If the above bytecode looks like Assembly, that's because that's exactly what you're generating! Assembly code for a virtual machine.
-
Sorta off topic: would that be for a stack based VM or register based? I've seen tutrorials on generating bytecode for a VM but we have a limited amount of time in which to get this done which is why we favored just directly interpreting it.
-
That bytecode would be more suitable for a register based VM, which is what I highly recommend unless you have a specific reason for choosing stack based (like portability to very memory limited systems).
-
Ok so after some discussion we've decided chage some of the syntax. Input and output will be marked with only one < and > respectively. We've also decided to use Java for the lexical analyser and the parser which will interpret the source code into Java bytecode.
The interpreter will be written in C++ fro speed purposes. Essentially our language will be quite portable.
EDIT: Also we're thinking about changing the name. Any suggestions?
EDIT2: OK my bad.... the whole thing will be implemented in Java and will be compiled to Java bytecode ;D
That's correct now
-
If > and < are input and output, what would the greater and less than signs be? << and >>? I guess that would work.
Naming suggestions... Idk
Nice project though! :D
-
@cyanophycean314, no it check to see if its the beginning of a line if so then it is read as input or output. If not then it is comparison operation.
-
Hello, I am working with Ki1o on the programming language, and I am posting to clarify our intentions for the programming language. We were eventually going to implement the lexer, parser, and interpreter in C++. However, we decided we wanted the language to be more portable, so we decided to implement the lexer and parser in Java and the interpreter in C++ (for performance reasons). Now we are just going to implement the whole project in Java and compile directly to Java bytecode. We plan to create a dynamically typed and easy to use (and eventually object oriented) programming language. We hope to reduce the verbosity of some other programming languages languages. Our reasoning for implementing the whole project in Java is that Java is easier to use (in my opinion) than C++, more portable, and more secure. We are still deciding on a name and would love any suggestions.
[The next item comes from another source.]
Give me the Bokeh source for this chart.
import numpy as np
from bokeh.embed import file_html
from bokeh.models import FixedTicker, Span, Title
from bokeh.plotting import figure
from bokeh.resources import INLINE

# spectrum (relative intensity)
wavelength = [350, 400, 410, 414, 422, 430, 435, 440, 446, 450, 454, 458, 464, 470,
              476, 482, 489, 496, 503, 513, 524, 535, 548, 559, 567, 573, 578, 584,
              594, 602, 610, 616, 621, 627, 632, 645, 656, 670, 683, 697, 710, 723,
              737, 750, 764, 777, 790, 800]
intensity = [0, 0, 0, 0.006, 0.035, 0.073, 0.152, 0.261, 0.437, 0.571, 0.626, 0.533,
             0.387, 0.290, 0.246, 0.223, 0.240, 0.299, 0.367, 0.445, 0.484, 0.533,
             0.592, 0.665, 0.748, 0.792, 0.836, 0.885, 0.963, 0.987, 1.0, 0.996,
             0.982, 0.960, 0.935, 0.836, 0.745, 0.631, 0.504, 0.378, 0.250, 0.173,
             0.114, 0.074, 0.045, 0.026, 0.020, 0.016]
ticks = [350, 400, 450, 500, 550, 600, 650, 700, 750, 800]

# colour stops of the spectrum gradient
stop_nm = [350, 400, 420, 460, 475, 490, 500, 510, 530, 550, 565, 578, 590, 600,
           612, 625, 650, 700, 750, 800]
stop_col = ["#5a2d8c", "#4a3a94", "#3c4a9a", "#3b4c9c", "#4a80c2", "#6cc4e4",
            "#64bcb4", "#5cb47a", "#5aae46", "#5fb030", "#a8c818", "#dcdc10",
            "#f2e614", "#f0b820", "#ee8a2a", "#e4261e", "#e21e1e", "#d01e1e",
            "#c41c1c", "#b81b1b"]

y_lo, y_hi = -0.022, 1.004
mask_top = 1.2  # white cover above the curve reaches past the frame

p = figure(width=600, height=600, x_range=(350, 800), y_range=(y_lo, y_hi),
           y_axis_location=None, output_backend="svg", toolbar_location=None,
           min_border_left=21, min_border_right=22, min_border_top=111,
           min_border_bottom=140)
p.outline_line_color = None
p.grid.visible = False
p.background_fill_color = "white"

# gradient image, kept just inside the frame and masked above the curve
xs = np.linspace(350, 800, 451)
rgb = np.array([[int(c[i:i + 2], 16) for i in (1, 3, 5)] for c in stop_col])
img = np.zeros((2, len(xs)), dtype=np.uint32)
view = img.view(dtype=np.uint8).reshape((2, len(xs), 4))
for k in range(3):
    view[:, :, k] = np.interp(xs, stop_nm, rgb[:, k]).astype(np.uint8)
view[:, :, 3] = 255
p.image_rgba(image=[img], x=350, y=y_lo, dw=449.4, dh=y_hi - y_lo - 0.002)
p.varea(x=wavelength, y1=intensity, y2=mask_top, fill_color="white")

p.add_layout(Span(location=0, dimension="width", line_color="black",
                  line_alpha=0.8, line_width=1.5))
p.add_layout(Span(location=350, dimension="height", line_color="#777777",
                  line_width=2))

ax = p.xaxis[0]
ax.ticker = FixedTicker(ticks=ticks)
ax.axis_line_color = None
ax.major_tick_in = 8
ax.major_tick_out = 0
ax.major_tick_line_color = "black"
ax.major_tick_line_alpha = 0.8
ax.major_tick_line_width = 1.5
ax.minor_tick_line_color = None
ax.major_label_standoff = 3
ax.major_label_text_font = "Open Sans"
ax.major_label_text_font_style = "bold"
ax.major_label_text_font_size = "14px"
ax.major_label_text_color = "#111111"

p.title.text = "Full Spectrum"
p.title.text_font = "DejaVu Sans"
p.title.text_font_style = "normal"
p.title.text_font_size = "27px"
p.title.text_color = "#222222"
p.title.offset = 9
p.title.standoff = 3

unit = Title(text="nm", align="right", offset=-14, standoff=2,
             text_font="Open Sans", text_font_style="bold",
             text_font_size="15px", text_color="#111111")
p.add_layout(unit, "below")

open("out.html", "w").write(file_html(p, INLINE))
Just to show the simplicity of this language, Ki1o has already posted the methods for input/output.
< "Output"; // output
> variable; // input
< "You entered " + variable; // Output expression
@cyanophycean314 you raise a good point and the way we will differentiate between these and the greater than and less than operators is by the context. If > or < is used by itself on a line, it implies input/output, if used as an operator (2 < 3) then it will be treated as a greater or less than operator.
-
Ok, that works too. Once again, keep up the good work! :D
Edit: :ninja:
-
Sorry I didn't reply before, I didn't get an email for some reason.
As for names, I prefer colors for some reason lol. I have a sort of VM I'm writing called Red, and I was thinking about changing my .NET language to Blue. I also think things dealing physics have cool names, like quasars and novas.
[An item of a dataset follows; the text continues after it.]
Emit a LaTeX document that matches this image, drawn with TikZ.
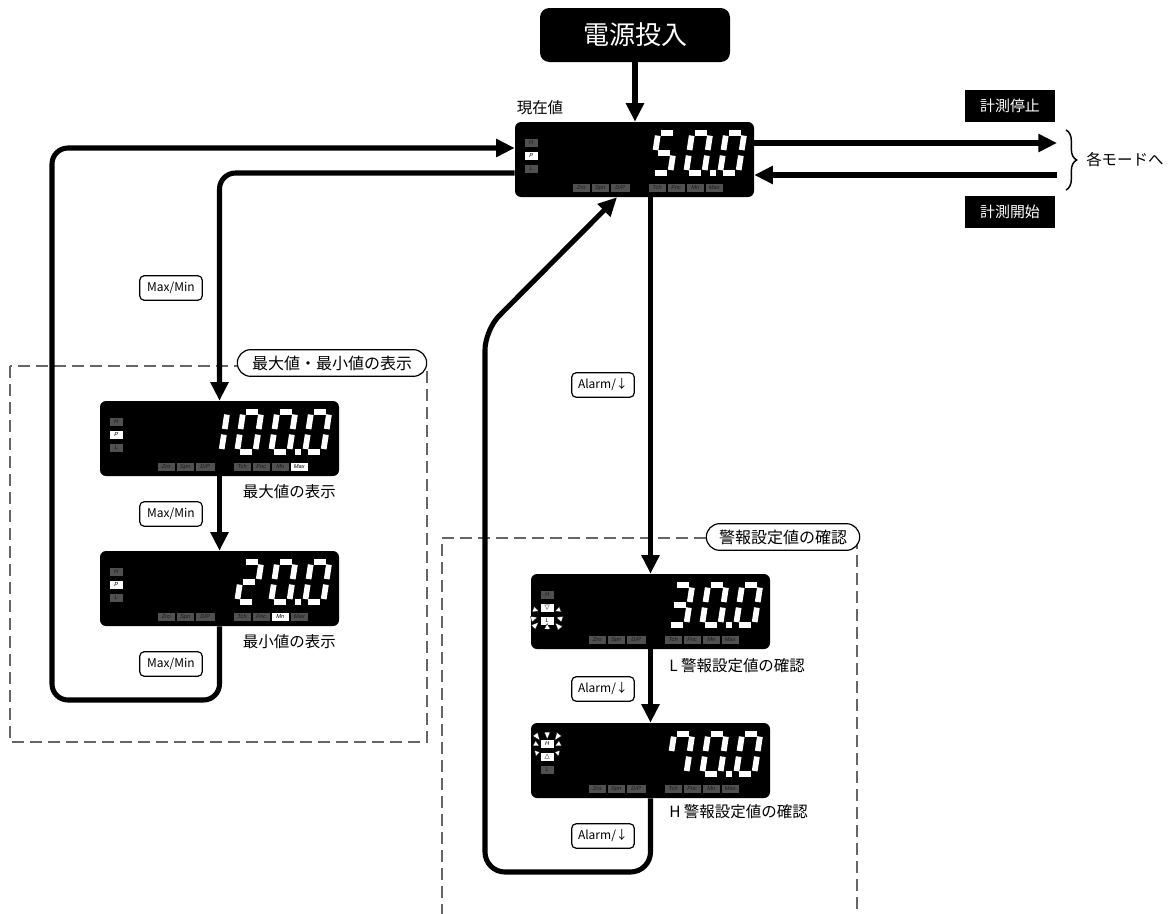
\documentclass[tikz,border=0pt]{standalone}
\usepackage{fontspec}
\setmainfont{Noto Sans CJK JP}
\newfontfamily\lblf{Liberation Sans}
\newfontfamily\symf{DejaVu Sans}
\usetikzlibrary{arrows.meta,calc,decorations.pathreplacing}
\definecolor{offbox}{HTML}{505050}
\definecolor{offtxt}{HTML}{1A1A1A}
\colorlet{onbox}{white}
\colorlet{ontxt}{black}
\definecolor{dashc}{HTML}{666666}
\tikzset{
  conn/.style={line width=3.8pt},
  arr/.style={conn,-{Triangle[length=14pt,width=13pt]}},
  lcd/.style={fill=black,rounded corners=4.5pt,minimum width=179.25pt,minimum height=56.25pt,inner sep=0pt},
  seg/.style={white,line width=4.3pt},
  tagtxt/.style={font=\lblf\itshape\fontsize{4.3pt}{4.3pt}\selectfont,inner sep=0pt},
  keylbl/.style={draw,line width=0.9pt,rounded corners=3.5pt,minimum width=47pt,minimum height=18.5pt,inner sep=1pt,font=\fontsize{9pt}{10pt}\selectfont,fill=white},
  blackbox/.style={fill=black,text=white,minimum width=67.5pt,minimum height=23.5pt,inner sep=0pt,font=\fontsize{11.2pt}{12pt}\selectfont},
  pill/.style={draw,line width=0.9pt,fill=white,rounded corners=10pt,minimum height=20pt,inner xsep=0pt,font=\fontsize{12pt}{13pt}\selectfont},
  lbl/.style={inner sep=0pt,font=\fontsize{11.6pt}{13pt}\selectfont},
  dashbox/.style={dashc,line width=0.9pt,dash pattern=on 9pt off 4.5pt},
  raytri/.style={fill=white,draw=black,line width=0.2pt}
}
\newcount\tgc
\newcommand\tg[5]{%
  \fill[#1box] (#2,#3) rectangle ++(#4,8);
  \global\advance\tgc by 1
  \node[tagtxt,text=#1txt] (tag\the\tgc) at ({#2+#4/2},{#3+4}) {#5};}
\newcommand\lcdtags[6]{%
  \tg{#1}{10}{17}{13}{H}%
  \tg{#2}{10}{30}{13}{#3}%
  \tg{#4}{10}{43}{13}{L}%
  \tg{off}{58}{62}{17}{Zro}%
  \tg{off}{77}{62}{17}{Spn}%
  \tg{off}{96}{62}{19}{D/P}%
  \tg{off}{134}{62}{17}{Tch}%
  \tg{off}{153}{62}{17}{Fnc}%
  \tg{#5}{172}{62}{17}{Mn}%
  \tg{#6}{191}{62}{17}{Max}}
\newcommand\dg[8]{%
  \begin{scope}[shift={({#1+7},8)},xslant=0.152]
  \ifnum#2=1 \draw[seg] (5.9,2.9)--(18.1,2.9);\fi
  \ifnum#3=1 \draw[seg] (21.1,5.9)--(21.1,20.3);\fi
  \ifnum#4=1 \draw[seg] (21.1,25.9)--(21.1,40.3);\fi
  \ifnum#5=1 \draw[seg] (5.9,43.3)--(18.1,43.3);\fi
  \ifnum#6=1 \draw[seg] (2.9,25.9)--(2.9,40.3);\fi
  \ifnum#7=1 \draw[seg] (2.9,5.9)--(2.9,20.3);\fi
  \ifnum#8=1 \draw[seg] (5.9,23.1)--(18.1,23.1);\fi
  \end{scope}}
\newcommand\dzero[1]{\dg{#1}1111110}
\newcommand\done[1]{\dg{#1}0110000}
\newcommand\dtwo[1]{\dg{#1}1101101}
\newcommand\dthree[1]{\dg{#1}1111001}
\newcommand\dfive[1]{\dg{#1}1011011}
\newcommand\dseven[1]{\dg{#1}1110010}
\newcommand\dpt{\fill[white] (195,48.5) rectangle (201.5,54.5);}
\newcommand\rays[3]{%
  \foreach \dx/\dy in {#3}{%
    \coordinate (rc) at (#1,#2);
    \coordinate (rp) at ({#1+\dx},{#2+\dy});
    \filldraw[raytri] ($(rc)!0.62!(rp)$) -- ($(rp)!2.2pt!90:(rc)$) -- ($(rp)!2.2pt!-90:(rc)$) -- cycle;}}
\begin{document}
\begin{tikzpicture}[x=0.75pt,y=-0.75pt]
\useasboundingbox (0,0) rectangle (1175,914);

% dashed groups
\draw[dashbox] (10,366) rectangle (427,742);
\draw[dashbox] (442,916) -- (442,538) -- (857,538) -- (857,916);
\node[pill,minimum width=142pt] (pmm) at (332,363) {最大値・最小値の表示};
\node[pill,minimum width=115pt] (pal) at (783,537) {警報設定値の確認};

% power on
\node[fill=black,text=white,rounded corners=7pt,minimum width=142.5pt,minimum height=40.5pt,inner sep=0pt,font=\fontsize{19.5pt}{20pt}\selectfont] (pw) at (635,35) {電源投入};

% displays
\node[lcd] (main) at (634.5,159.5) {};
\node[lcd] (d1) at (219.5,438.5) {};
\node[lcd] (d2) at (219.5,588.5) {};
\node[lcd] (d3) at (650.5,611.5) {};
\node[lcd] (d4) at (650.5,760.5) {};

\begin{scope}[shift={(main.north west)}]
  \lcdtags{off}{on}{P}{off}{off}{off}
  \dfive{134}\dzero{168}\dzero{202}\dpt
\end{scope}
\begin{scope}[shift={(d1.north west)}]
  \lcdtags{off}{on}{P}{off}{off}{on}
  \done{100}\dzero{134}\dzero{168}\dzero{202}\dpt
\end{scope}
\begin{scope}[shift={(d2.north west)}]
  \lcdtags{off}{on}{P}{off}{on}{off}
  \dtwo{134}\dzero{168}\dzero{202}\dpt
\end{scope}
\begin{scope}[shift={(d3.north west)}]
  \lcdtags{off}{on}{\symf\fontsize{5pt}{5pt}\selectfont ▽}{on}{off}{off}
  \rays{16.5}{40.5}{-14/-5,-16/5,-14/13,0/15,13/14,15/5,13/-5}
  \dthree{134}\dzero{168}\dzero{202}\dpt
\end{scope}
\begin{scope}[shift={(d4.north west)}]
  \lcdtags{on}{on}{\symf\fontsize{5pt}{5pt}\selectfont △}{off}{off}{off}
  \rays{16.5}{27.5}{-12/-16,0/-18,12/-16,-13/-7,13/-7,-12/3,12/3}
  \dseven{134}\dzero{168}\dzero{202}\dpt
\end{scope}

% labels
\node[lbl] (cur) at (540,108) {現在値};
\node[lbl,anchor=east] (tmax) at (336,492) {最大値の表示};
\node[lbl,anchor=east] (tmin) at (336,642) {最小値の表示};
\node[lbl,anchor=west] (tl) at (669,666) {L 警報設定値の確認};
\node[lbl,anchor=west] (th) at (669,812) {H 警報設定値の確認};

\node[blackbox] (stop) at (1010,106) {計測停止};
\node[blackbox] (start) at (1010,212) {計測開始};
\coordinate (brT) at (1066,130);
\coordinate (brB) at (1066,190);
\draw[line width=1.1pt,decorate,decoration={brace,amplitude=8pt}] (brT) -- (brB);
\node[lbl,anchor=west] (modes) at (1086,160) {各モードへ};

% connectors
\draw[arr] (pw.south) -- (pw.south |- main.north);
\coordinate (outR) at (1057,143);
\coordinate (inR) at (1057,175);
\draw[arr] (main.east |- outR) -- (outR);
\draw[arr] (inR) -- (main.east |- inR);

\coordinate (LB) at (52,700);
\coordinate (LT) at (52,148);
\draw[arr,rounded corners=12pt] (d2.south) |- (LB) -- (LT) -- (main.west |- LT);
\coordinate (M1) at (219.5,173);
\draw[arr,rounded corners=12pt] (main.west |- M1) -| (d1.north);
\draw[arr] (d1.south) -- (d2.north);

\draw[arr] (d3.north |- main.south) -- (d3.north);
\draw[arr] (d3.south) -- (d4.north);
\coordinate (RB) at (485,872);
\coordinate (RC) at (485,330);
\coordinate (RX) at (617,0);
\draw[arr,rounded corners=15pt] (d4.south) |- (RB) -- (RC) -- (main.south -| RX);

% key labels
\node[keylbl] (k1) at (171,288) {Max/Min};
\node[keylbl] (k2) at (171,514) {Max/Min};
\node[keylbl] (k3) at (171,664) {Max/Min};
\node[keylbl] (a1) at (603,385) {Alarm/↓};
\node[keylbl] (a2) at (603,689) {Alarm/↓};
\node[keylbl] (a3) at (603,836) {Alarm/↓};
\end{tikzpicture}
\end{document}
Now for bytecode, do you mean actual Java bytecode, or your own implementation of it?
-
Java bytecode.
-
So literally the same byte structure as a .class file?
-
@BlakPilar Yes, the bytecode structure of a .class file following the Oracle JVM spec: http://docs.oracle.com/javase/specs/
-
So essentially programs written in your language will be able to be run on any computer with a Java VM on it. Very nice. Are you going to support classes, enums, methods, etc.?
-
Yes, it will be able to run on any computer with a JVM. We are still learning, so we are going to start with basic features such as input, output, variables, and arithmetic. We will later add support for functions, if/else if/else statements, loops, arrays, and eventually classes and objects.
-
Yes, right now we are studying the JVM specs so we can interpret and compile the instrctions.